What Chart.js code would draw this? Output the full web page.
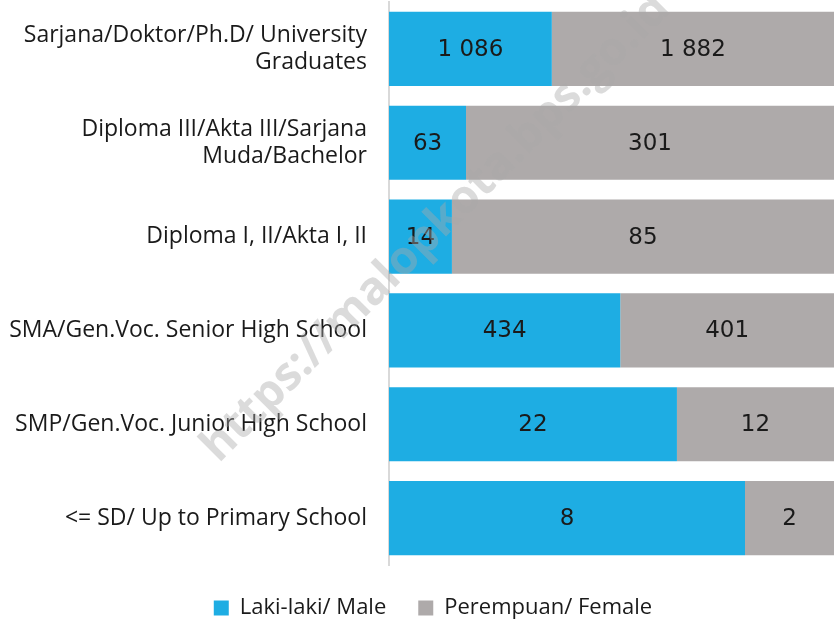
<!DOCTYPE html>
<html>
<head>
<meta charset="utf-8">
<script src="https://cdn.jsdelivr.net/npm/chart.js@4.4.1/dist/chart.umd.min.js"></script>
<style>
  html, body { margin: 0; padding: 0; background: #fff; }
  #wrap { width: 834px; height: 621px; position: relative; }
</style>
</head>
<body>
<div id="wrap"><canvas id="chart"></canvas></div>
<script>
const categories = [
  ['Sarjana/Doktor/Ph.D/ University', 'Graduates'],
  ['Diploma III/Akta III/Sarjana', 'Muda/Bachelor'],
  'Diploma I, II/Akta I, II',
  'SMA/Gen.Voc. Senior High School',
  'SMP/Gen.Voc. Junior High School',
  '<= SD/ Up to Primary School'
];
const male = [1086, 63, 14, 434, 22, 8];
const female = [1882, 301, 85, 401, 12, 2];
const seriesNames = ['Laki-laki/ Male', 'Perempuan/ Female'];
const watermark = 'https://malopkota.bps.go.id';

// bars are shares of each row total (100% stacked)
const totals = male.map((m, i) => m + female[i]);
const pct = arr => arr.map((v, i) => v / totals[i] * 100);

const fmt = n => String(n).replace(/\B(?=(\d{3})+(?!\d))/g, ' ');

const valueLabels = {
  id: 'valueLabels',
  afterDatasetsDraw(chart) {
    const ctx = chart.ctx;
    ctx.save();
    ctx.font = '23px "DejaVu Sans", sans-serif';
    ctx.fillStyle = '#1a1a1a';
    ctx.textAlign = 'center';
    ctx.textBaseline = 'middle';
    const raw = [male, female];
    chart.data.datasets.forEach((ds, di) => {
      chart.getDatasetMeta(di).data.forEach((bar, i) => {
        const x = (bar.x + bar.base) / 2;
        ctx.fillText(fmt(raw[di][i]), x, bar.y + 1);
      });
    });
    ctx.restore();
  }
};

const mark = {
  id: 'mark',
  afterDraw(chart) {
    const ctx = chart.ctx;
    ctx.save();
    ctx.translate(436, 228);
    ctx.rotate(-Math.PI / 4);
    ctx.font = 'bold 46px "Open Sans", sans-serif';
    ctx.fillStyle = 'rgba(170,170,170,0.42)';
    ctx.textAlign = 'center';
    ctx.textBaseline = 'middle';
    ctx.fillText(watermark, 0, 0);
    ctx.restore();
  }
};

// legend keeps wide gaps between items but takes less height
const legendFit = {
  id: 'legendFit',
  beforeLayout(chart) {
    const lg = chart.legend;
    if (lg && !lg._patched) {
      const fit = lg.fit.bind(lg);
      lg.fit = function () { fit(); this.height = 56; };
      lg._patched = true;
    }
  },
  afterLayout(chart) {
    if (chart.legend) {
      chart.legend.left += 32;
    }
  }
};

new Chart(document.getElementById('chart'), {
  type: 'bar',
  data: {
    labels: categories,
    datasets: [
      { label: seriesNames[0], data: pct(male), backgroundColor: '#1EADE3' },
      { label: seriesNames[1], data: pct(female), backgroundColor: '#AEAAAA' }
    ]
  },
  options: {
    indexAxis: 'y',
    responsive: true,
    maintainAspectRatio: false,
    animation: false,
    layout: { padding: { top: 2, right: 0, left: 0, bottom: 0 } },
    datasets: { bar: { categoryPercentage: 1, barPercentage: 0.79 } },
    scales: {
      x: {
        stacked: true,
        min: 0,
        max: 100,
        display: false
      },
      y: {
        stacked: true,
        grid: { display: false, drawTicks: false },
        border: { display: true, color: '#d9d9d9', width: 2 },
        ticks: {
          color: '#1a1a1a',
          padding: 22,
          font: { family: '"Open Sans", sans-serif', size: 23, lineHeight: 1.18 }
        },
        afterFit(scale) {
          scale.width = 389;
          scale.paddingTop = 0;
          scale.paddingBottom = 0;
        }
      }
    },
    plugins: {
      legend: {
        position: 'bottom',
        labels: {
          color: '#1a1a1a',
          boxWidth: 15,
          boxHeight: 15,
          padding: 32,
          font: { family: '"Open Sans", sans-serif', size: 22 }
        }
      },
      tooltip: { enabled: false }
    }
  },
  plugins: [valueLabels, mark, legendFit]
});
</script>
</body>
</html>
======
● GIVEN TASK
Copy every line of the data exactly as written, excluding the pictures.

● EXPECTED OUTPUT
What Chart.js code would draw this? Output the full web page.
<!DOCTYPE html>
<html>
<head>
<meta charset="utf-8">
<script src="https://cdn.jsdelivr.net/npm/chart.js@4.4.1/dist/chart.umd.min.js"></script>
<style>
  html, body { margin: 0; padding: 0; background: #fff; }
  #wrap { width: 834px; height: 621px; position: relative; }
</style>
</head>
<body>
<div id="wrap"><canvas id="chart"></canvas></div>
<script>
const categories = [
  ['Sarjana/Doktor/Ph.D/ University', 'Graduates'],
  ['Diploma III/Akta III/Sarjana', 'Muda/Bachelor'],
  'Diploma I, II/Akta I, II',
  'SMA/Gen.Voc. Senior High School',
  'SMP/Gen.Voc. Junior High School',
  '<= SD/ Up to Primary School'
];
const male = [1086, 63, 14, 434, 22, 8];
const female = [1882, 301, 85, 401, 12, 2];
const seriesNames = ['Laki-laki/ Male', 'Perempuan/ Female'];
const watermark = 'https://malopkota.bps.go.id';

// bars are shares of each row total (100% stacked)
const totals = male.map((m, i) => m + female[i]);
const pct = arr => arr.map((v, i) => v / totals[i] * 100);

const fmt = n => String(n).replace(/\B(?=(\d{3})+(?!\d))/g, ' ');

const valueLabels = {
  id: 'valueLabels',
  afterDatasetsDraw(chart) {
    const ctx = chart.ctx;
    ctx.save();
    ctx.font = '23px "DejaVu Sans", sans-serif';
    ctx.fillStyle = '#1a1a1a';
    ctx.textAlign = 'center';
    ctx.textBaseline = 'middle';
    const raw = [male, female];
    chart.data.datasets.forEach((ds, di) => {
      chart.getDatasetMeta(di).data.forEach((bar, i) => {
        const x = (bar.x + bar.base) / 2;
        ctx.fillText(fmt(raw[di][i]), x, bar.y + 1);
      });
    });
    ctx.restore();
  }
};

const mark = {
  id: 'mark',
  afterDraw(chart) {
    const ctx = chart.ctx;
    ctx.save();
    ctx.translate(436, 228);
    ctx.rotate(-Math.PI / 4);
    ctx.font = 'bold 46px "Open Sans", sans-serif';
    ctx.fillStyle = 'rgba(170,170,170,0.42)';
    ctx.textAlign = 'center';
    ctx.textBaseline = 'middle';
    ctx.fillText(watermark, 0, 0);
    ctx.restore();
  }
};

// legend keeps wide gaps between items but takes less height
const legendFit = {
  id: 'legendFit',
  beforeLayout(chart) {
    const lg = chart.legend;
    if (lg && !lg._patched) {
      const fit = lg.fit.bind(lg);
      lg.fit = function () { fit(); this.height = 56; };
      lg._patched = true;
    }
  },
  afterLayout(chart) {
    if (chart.legend) {
      chart.legend.left += 32;
    }
  }
};

new Chart(document.getElementById('chart'), {
  type: 'bar',
  data: {
    labels: categories,
    datasets: [
      { label: seriesNames[0], data: pct(male), backgroundColor: '#1EADE3' },
      { label: seriesNames[1], data: pct(female), backgroundColor: '#AEAAAA' }
    ]
  },
  options: {
    indexAxis: 'y',
    responsive: true,
    maintainAspectRatio: false,
    animation: false,
    layout: { padding: { top: 2, right: 0, left: 0, bottom: 0 } },
    datasets: { bar: { categoryPercentage: 1, barPercentage: 0.79 } },
    scales: {
      x: {
        stacked: true,
        min: 0,
        max: 100,
        display: false
      },
      y: {
        stacked: true,
        grid: { display: false, drawTicks: false },
        border: { display: true, color: '#d9d9d9', width: 2 },
        ticks: {
          color: '#1a1a1a',
          padding: 22,
          font: { family: '"Open Sans", sans-serif', size: 23, lineHeight: 1.18 }
        },
        afterFit(scale) {
          scale.width = 389;
          scale.paddingTop = 0;
          scale.paddingBottom = 0;
        }
      }
    },
    plugins: {
      legend: {
        position: 'bottom',
        labels: {
          color: '#1a1a1a',
          boxWidth: 15,
          boxHeight: 15,
          padding: 32,
          font: { family: '"Open Sans", sans-serif', size: 22 }
        }
      },
      tooltip: { enabled: false }
    }
  },
  plugins: [valueLabels, mark, legendFit]
});
</script>
</body>
</html>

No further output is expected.